Es ist ein langer Weg der Reifung nötig, ehe man die Präsenz des Jetzt! im vollen Umfang erreicht hat. Wissen ist dafür erforderlich über die inneren und äußeren Tatsachen unserer Realität und die Relativität unserer Werte. Dem Erkennen unserer inneren Realität kommt dabei sicher der höchste Stellenrang zu. Wofür habe ich Talent und welche Aufgaben kann ich daher von mir erwarten. Und umgekehrt, wo bin ich nicht so begabt, was sollte ich mir nur bedingt zumuten. Den Ausgleich zu schaffen, wo Mangel herrscht, wie es die weisen Chinesen empfehlen, dieser Empfehlung kann man nur zustimmen und damit eine Aufwertung der eigenen Persönlichkeit erzielen. Doch darum geht es hier ohnehin die ganze Zeit!

Viel wichtiger ist es, den eigenen Wesenskern als einheitlich und widerspruchsfrei zu erleben. Sehr viele Menschen leiden ein Leben lang bewusst oder unbewusst an ihren Ambivalenzen. Mit anderen Worten: Sie sind zerrissen zwischen inneren Strebungen, die einander widersprechen.
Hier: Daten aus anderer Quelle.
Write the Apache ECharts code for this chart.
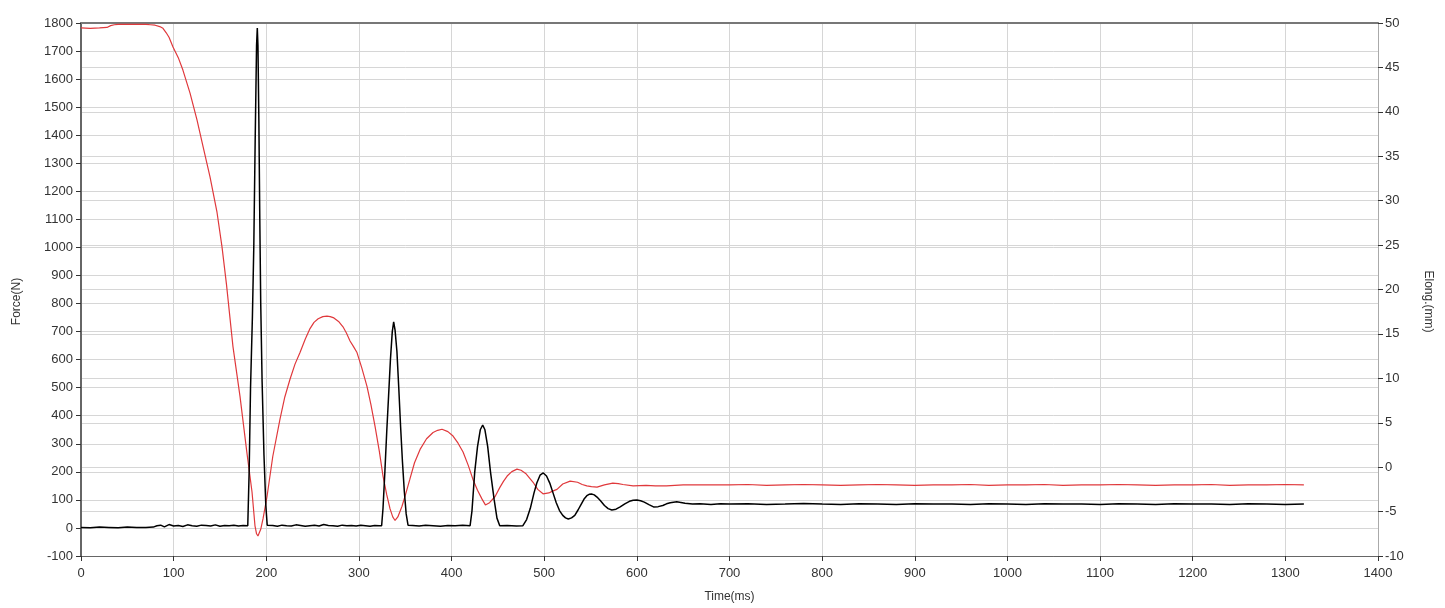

Beinahe jede Entscheidung kann daher nachträglich in Zweifel gezogen werden. Das klassische Beispiel dafür ist die Einstellung zu Nähe und Distanz. Manche Menschen sehnen sich intensiv nach Nähe und kaum ist sie möglich geworden, gibt es Zwist und Streit. Nach der Beendigung des Krieges entsteht wieder Nähe und schon bald darauf der nächste Streit. Das alles wiederholt sich wie im Märchen wohl viel tausend mal, bis der dahinter liegende Schatten ausgeleuchtet wird.